Jagdeo disappointed with non-advancement on carbon markets at COP28

…says forests are not museum piece, countries should benefit from preservation efforts

Co-chairs of negotiations on carbon trading rules at the recently concluded COP28 in Dubai (Photo: Flickr/Cop28/Kiara Worth)

Vice President Dr Bharrat Jagdeo has expressed disappointment over the failure of talks on advancing carbon trading mechanisms at the recently concluded COP28 in Dubai.
Article 6 of the Paris Agreement sets out the principles for carbon markets. Article 6.2 caters for bilateral or multilateral emissions trading agreements between countries, while Article 6.4 outlines the creation of a global carbon market overseen by a United Nations (UN) entity.
It was expected that countries would further develop rules to govern these markets at COP28. Following days of intense discussions, however, countries failed to agree on the key principles to trade carbon offsets bilaterally. The marathon negotiations collapsed after two opposing sides, one pushing for carbon markets to be available as soon as possible with virtually no restrictions, and the other pushing for integrity and transparency to be upheld, failed to come to a consensus. This failure to advance Article 6 now leaves discussions to resume at the next UN climate summit.
Vice President Jagdeo underscored that while Guyana will not be affected, this delay will have major setbacks for forested countries that were hoping to broker new deals under the much-anticipated global UN-sanctioned market.
“We’re disappointed that Article 6, which dealt with carbon markets, did not make any advancement… We thought that advancing the carbon markets will create greater incentives for countries that are forested, to ensure that they can raise money through the market mechanism to outcompete alternate use, and therefore preserve their forest without taking away their forest as a development tool in the arsenal of these countries, because people live in the forest, they earn from the forest.
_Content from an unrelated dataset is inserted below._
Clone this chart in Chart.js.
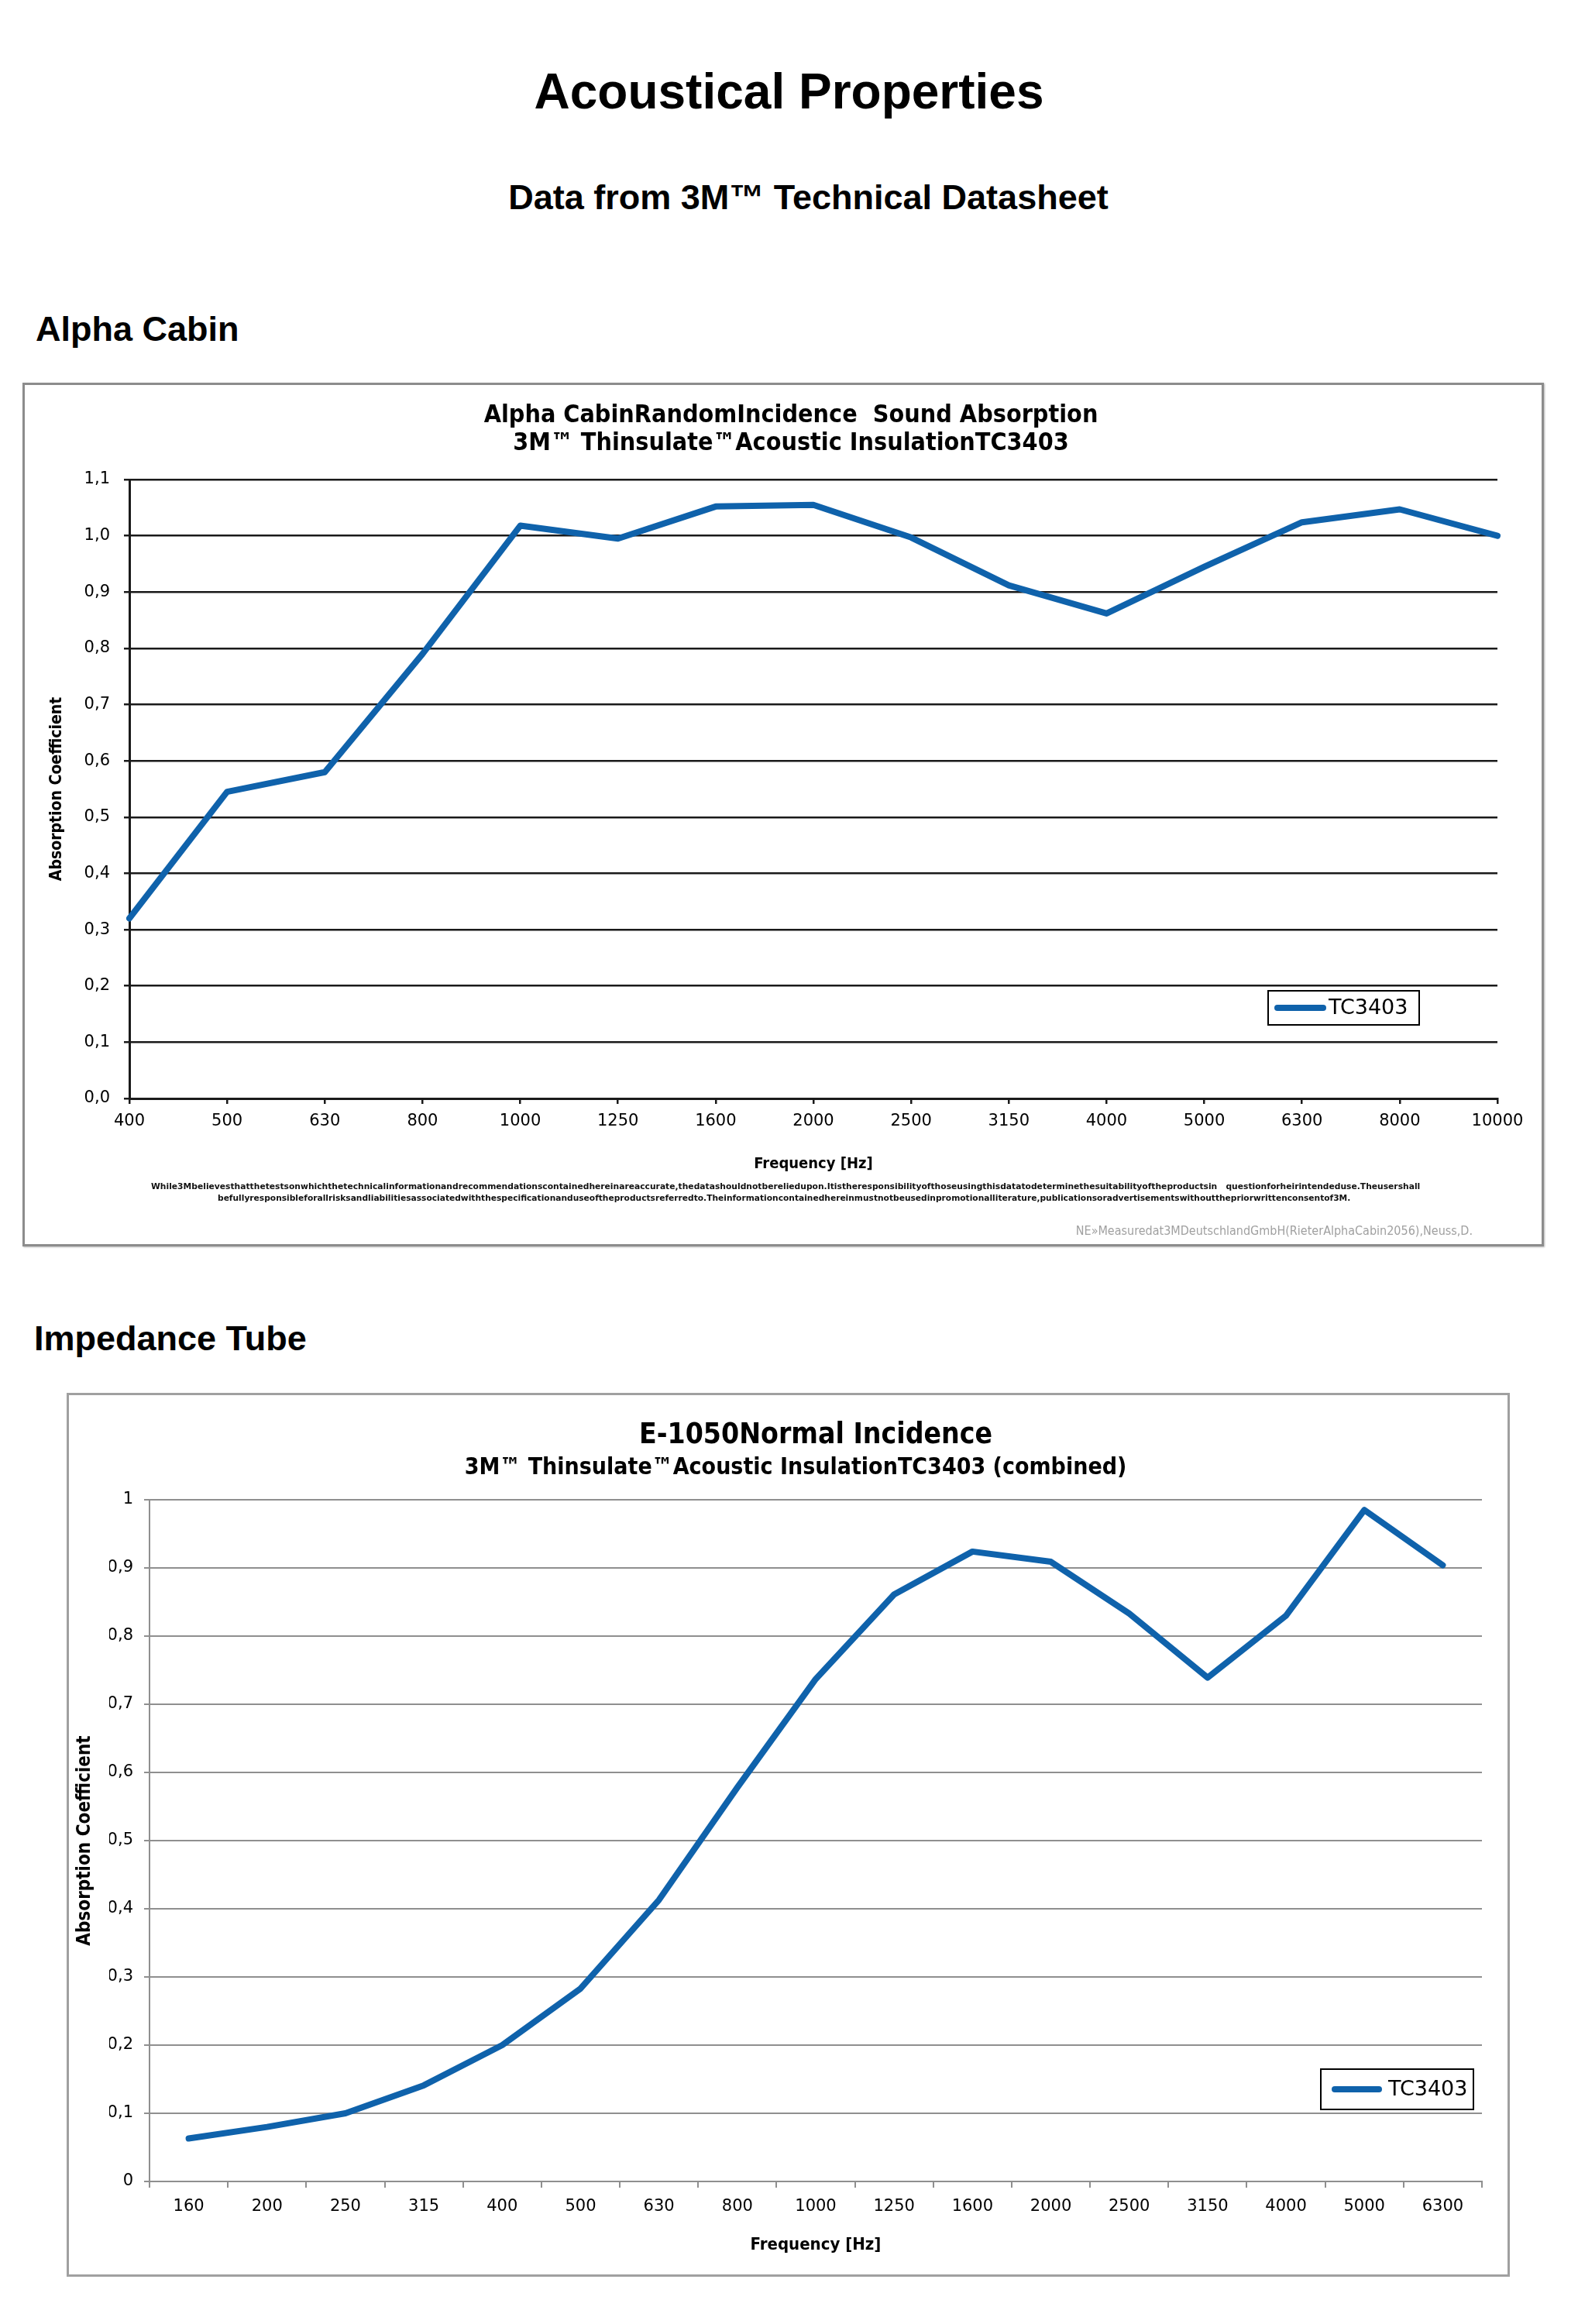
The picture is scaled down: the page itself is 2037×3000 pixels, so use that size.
<!DOCTYPE html>
<html lang="en">
<head>
<meta charset="UTF-8">
<title>Acoustical Properties</title>
<script src="https://cdn.jsdelivr.net/npm/chart.js"></script>
<style>
  body { margin: 0; background: #fff; }
  #page { position: relative; width: 2037px; height: 3000px; background: #fff; font-family: "Liberation Sans", Arial, sans-serif; }
  .head { position: absolute; font-weight: bold; line-height: 1; white-space: nowrap; color: #000; }
  .box { position: absolute; box-sizing: border-box; background: #fff; }
  canvas { position: absolute; }
  .note { position: absolute; white-space: nowrap; font-family: "DejaVu Sans Condensed", "DejaVu Sans", sans-serif; font-size: 11px; line-height: 13px; font-weight: bold; color: #111; transform-origin: left center; }
  .credit { position: absolute; white-space: nowrap; font-family: "DejaVu Sans Condensed", "DejaVu Sans", sans-serif; font-size: 16px; line-height: 18px; color: #a0a0a0; }
</style>
</head>
<body>
<div id="page">
  <div class="head" style="left:0; width:2037px; text-align:center; top:86px; font-size:64px;">Acoustical Properties</div>
  <div class="head" style="left:25px; width:2037px; text-align:center; top:232px; font-size:45px;">Data from 3M™ Technical Datasheet</div>
  <div class="head" style="left:46px; top:402px; font-size:45px;">Alpha Cabin</div>
  <div class="head" style="left:44px; top:1705px; font-size:45px;">Impedance Tube</div>

  <!-- cadre du premier graphique -->
  <div class="box" style="left:29px; top:494px; width:1964px; height:1115px; border:3px solid #8c8c8c; box-shadow:1px 1px 2px #b5b5b5;"></div>
  <canvas id="cabinChart" width="1958" height="1109" style="left:32px; top:497px;"></canvas>
  <div class="note" id="note1" style="left:195px; top:1525px;">While3Mbelievesthatthetestsonwhichthetechnicalinformationandrecommendationscontainedhereinareaccurate,thedatashouldnotbereliedupon.Itistheresponsibilityofthoseusingthisdatatodeterminethesuitabilityoftheproductsin&nbsp;&nbsp;&nbsp;questionforheirintendeduse.Theusershall</div>
  <div class="note" id="note2" style="left:281px; top:1540px;">befullyresponsibleforallrisksandliabilitiesassociatedwiththespecificationanduseoftheproductsreferredto.Theinformationcontainedhereinmustnotbeusedinpromotionalliterature,publicationsoradvertisementswithoutthepriorwrittenconsentof3M.</div>
  <div class="credit" style="right:136px; top:1580px;">NE»Measuredat3MDeutschlandGmbH(RieterAlphaCabin2056),Neuss,D.</div>

  <!-- cadre du second graphique -->
  <div class="box" style="left:86px; top:1798px; width:1863px; height:1141px; border:3px solid #a0a0a0;"></div>
  <canvas id="tubeChart" width="1857" height="1135" style="left:89px; top:1801px;"></canvas>
</div>

<script>
// Alpha Cabin - random incidence
var cabinFreq = ['400', '500', '630', '800', '1000', '1250', '1600', '2000', '2500', '3150', '4000', '5000', '6300', '8000', '10000'];
var cabinAlpha = [0.32, 0.545, 0.58, 0.79, 1.018, 0.995, 1.052, 1.055, 0.997, 0.912, 0.862, 0.945, 1.024, 1.047, 1.0];
var cabinTicks = ['0,0', '0,1', '0,2', '0,3', '0,4', '0,5', '0,6', '0,7', '0,8', '0,9', '1,0', '1,1'];

// Impedance tube - normal incidence
var tubeFreq = ['160', '200', '250', '315', '400', '500', '630', '800', '1000', '1250', '1600', '2000', '2500', '3150', '4000', '5000', '6300'];
var tubeAlpha = [0.063, 0.08, 0.1, 0.141, 0.2, 0.283, 0.413, 0.578, 0.737, 0.861, 0.924, 0.909, 0.833, 0.739, 0.83, 0.985, 0.904];
var tubeTicks = ['0', '0,1', '0,2', '0,3', '0,4', '0,5', '0,6', '0,7', '0,8', '0,9', '1'];

var seriesName = 'TC3403';
var lineBlue = '#0f62ab';
var condensed = '"DejaVu Sans Condensed", "DejaVu Sans", sans-serif';

Chart.defaults.font.family = '"DejaVu Sans", sans-serif';
Chart.defaults.color = '#000';

// legende encadree dans la zone du graphique
const boxLegend = {
  id: 'boxLegend',
  afterDatasetsDraw(chart, args, o) {
    const ds = chart.data.datasets[0];
    const a = chart.chartArea;
    const ctx = chart.ctx;
    const x = a.right - o.right - o.width;
    const y = a.bottom - o.bottom - o.height;
    const cy = y + o.height / 2;
    ctx.save();
    ctx.fillStyle = '#fff';
    ctx.fillRect(x, y, o.width, o.height);
    ctx.lineWidth = 2;
    ctx.strokeStyle = '#000';
    ctx.strokeRect(x, y, o.width, o.height);
    ctx.beginPath();
    ctx.lineCap = 'round';
    ctx.lineWidth = ds.borderWidth;
    ctx.strokeStyle = ds.borderColor;
    ctx.moveTo(x + o.lineFrom, cy);
    ctx.lineTo(x + o.lineTo, cy);
    ctx.stroke();
    ctx.font = '27px "DejaVu Sans", sans-serif';
    ctx.fillStyle = '#000';
    ctx.textBaseline = 'middle';
    ctx.fillText(ds.label, x + o.textX, cy + 1);
    ctx.restore();
  }
};

new Chart(document.getElementById('cabinChart'), {
  type: 'line',
  data: {
    labels: cabinFreq,
    datasets: [{
      label: seriesName,
      data: cabinAlpha,
      borderColor: lineBlue,
      borderWidth: 8,
      borderCapStyle: 'round',
      borderJoinStyle: 'round',
      pointRadius: 0,
      tension: 0
    }]
  },
  plugins: [boxLegend],
  options: {
    responsive: false,
    animation: false,
    layout: { padding: { top: 0, left: 77, right: 57, bottom: 78 } },
    plugins: {
      legend: { display: false },
      tooltip: { enabled: false },
      title: {
        display: true,
        text: ['Alpha CabinRandomIncidence  Sound Absorption', '3M\u2122 Thinsulate\u2122Acoustic InsulationTC3403'],
        font: { family: condensed, size: 32, weight: 'bold', lineHeight: 1.125 },
        color: '#000',
        padding: { top: 22, bottom: 28 }
      },
      boxLegend: { right: 101, bottom: 95, width: 195, height: 44, lineFrom: 12, lineTo: 71, textX: 78 }
    },
    scales: {
      x: {
        offset: false,
        grid: { drawOnChartArea: false, drawTicks: true, tickLength: 7, color: '#1a1a1a', lineWidth: 2.5 },
        border: { color: '#1a1a1a', width: 3 },
        ticks: { font: { size: 21 }, padding: 10, maxRotation: 0, autoSkip: false },
        title: { display: true, text: 'Frequency [Hz]', font: { family: condensed, size: 20, weight: 'bold' }, padding: { top: 0, bottom: 13 } },
        afterFit(s) { s.height = 110; }
      },
      y: {
        min: 0,
        max: 1.1,
        ticks: { stepSize: 0.1, font: { size: 21 }, padding: 18, callback: (v, i) => cabinTicks[i] },
        grid: { color: '#1a1a1a', lineWidth: 2.5, tickLength: 7 },
        border: { color: '#1a1a1a', width: 3 },
        title: { display: true, text: 'Absorption Coefficient', font: { family: condensed, size: 21, weight: 'bold' }, padding: { top: -47.6, bottom: 0 } },
        afterFit(s) { s.width = 58; }
      }
    }
  }
});

new Chart(document.getElementById('tubeChart'), {
  type: 'line',
  data: {
    labels: tubeFreq,
    datasets: [{
      label: seriesName,
      data: tubeAlpha,
      borderColor: lineBlue,
      borderWidth: 8,
      borderCapStyle: 'round',
      borderJoinStyle: 'round',
      pointRadius: 0,
      tension: 0
    }]
  },
  plugins: [boxLegend],
  options: {
    responsive: false,
    animation: false,
    layout: { padding: { top: 0, left: 52, right: 33, bottom: 10 } },
    plugins: {
      legend: { display: false },
      tooltip: { enabled: false },
      title: {
        display: true,
        fullSize: false,
        text: 'E-1050Normal Incidence',
        font: { family: condensed, size: 37, weight: 'bold', lineHeight: 1.2 },
        color: '#000',
        padding: { top: 29.8, bottom: 0 }
      },
      subtitle: {
        display: true,
        text: '3M\u2122 Thinsulate\u2122Acoustic InsulationTC3403 (combined)',
        font: { family: condensed, size: 30, weight: 'bold', lineHeight: 1.2 },
        color: '#000',
        padding: { top: 2.3, bottom: 22.5 }
      },
      boxLegend: { right: 11, bottom: 93, width: 197, height: 52, lineFrom: 18, lineTo: 75, textX: 87 }
    },
    scales: {
      x: {
        offset: true,
        grid: { offset: true, drawOnChartArea: false, drawTicks: true, tickLength: 8, color: '#8f8f8f', lineWidth: 2 },
        border: { color: '#8f8f8f', width: 2 },
        ticks: { font: { size: 21 }, padding: 12, maxRotation: 0, autoSkip: false },
        title: { display: true, text: 'Frequency [Hz]', font: { family: condensed, size: 22, weight: 'bold' }, padding: { top: 0, bottom: 15 } },
        afterFit(s) { s.height = 110; }
      },
      y: {
        min: 0,
        max: 1,
        ticks: { stepSize: 0.1, font: { size: 21 }, padding: 14, callback: (v, i) => tubeTicks[i] },
        grid: { color: '#8f8f8f', lineWidth: 2, tickLength: 7 },
        border: { color: '#8f8f8f', width: 2 },
        title: { display: true, text: 'Absorption Coefficient', font: { family: condensed, size: 24, weight: 'bold' }, padding: { top: -45.9, bottom: 0 } },
        afterFit(s) { s.width = 52; }
      }
    }
  }
});

// ajuste la largeur des deux lignes de la note
function fitLine(id, w) {
  var el = document.getElementById(id);
  el.style.transform = 'scaleX(' + (w / el.offsetWidth) + ')';
}
fitLine('note1', 1638);
fitLine('note2', 1462);
</script>
</body>
</html>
The forests are not museum pieces for anybody in the northern part of our world, and we had a setback on that,” the VP contended.
Jagdeo, who during his presidency was labelled as one of the “Heroes of the Environment” in 2008, and given the “Champion of the Earth” award in 2010, was crucial in crafting Guyana’s Low Carbon Development Strategy (LCDS), and was the driving force behind the country’s historic carbon credits deal with Norway.
In 2009, Guyana signed a historic forest protection accord with Norway which saw the heavily forested South American nation receiving payments for sustaining its rainforests to absorb global carbon emissions. Guyana earned some US$220 million from this five-year deal.
According to Jagdeo, Guyana has been pushing for a market-based mechanism to aid forested countries since 2007. However, he noted that the Global North was unprepared to put up the money at the time, hence Guyana embarked on its own path through its LCDS to sell its forest carbon to Norway.
That agreement came to an end in 2015 with failure by the previous Coalition Government to have it renewed.
Nevertheless, when the current People’s Progressive Party/Civic (PPP/C) Administration returned to office in 2020, it expanded the LCDS and sought certification of some 33.7 million carbon credits from the Architecture for REDD+ Transactions (ART) on December 1, 2022.
The Guyana Government subsequently signed a historic multi-year agreement for the sale of its certified carbon credits to United States energy major Hess Corporation to the tune of US$750 million.
The 33.7 million credits being sold to Hess Corp is just 30 per cent of the carbon sink contained in Guyana’s vast forest cover. The country’s more than 18 million hectares of forests are estimated to store approximately 20 billion tonnes of carbon dioxide equivalent. The remaining 70 per cent of Guyana’s carbon credit will be put on the market for future sale agreements.
According to VP Jagdeo, Guyana lucked out with this Hess deal, and will not be majorly affected by the COP28 delays, but the same cannot be said for other forested countries that were banking on the successful outcome of those discussions.
“Because of the non-movement in Article 6, those countries — unfortunately, a lot of very good countries that have good policies in Africa surrounding the forests, who have preserved their forests — they will not get that financing at magnitude like we got; because we struck out on our own, but they are working within the framework of the UN system, and unfortunately, [the failed talks] would delay these countries getting the resources which they should get because they perform a service [with] their forest to the global community.
“And so, we’re very, very disappointed that this would not happen, not so much from our perspective, because we’ll continue doing our work in the voluntary markets. That’s what we’ve done, but right now you have no compliance market… But I’m very sad because you have some really great practices in a lot of countries, particularly in Africa… and they deserve to get the payments now, but they will not get it because of what happened there [at COP28],” Jagdeo stressed.
There are two categories of carbon offset markets in which carbon credits are traded: the voluntary carbon market, and the compliance carbon market. In the voluntary carbon offset market, organisations or countries in Guyana’s case create carbon credits by lowering their own greenhouse gas emissions and sell to other organisations or countries that have high emission levels.
With the compliance market, however, there are certain caps on emission levels set by governments and other regulators as a means of achieving carbon reduction targets. This market is also known as the cap-and-trade, and similarly allows organisations that emit less to sell to high emitters; but this is driven by legal mandate.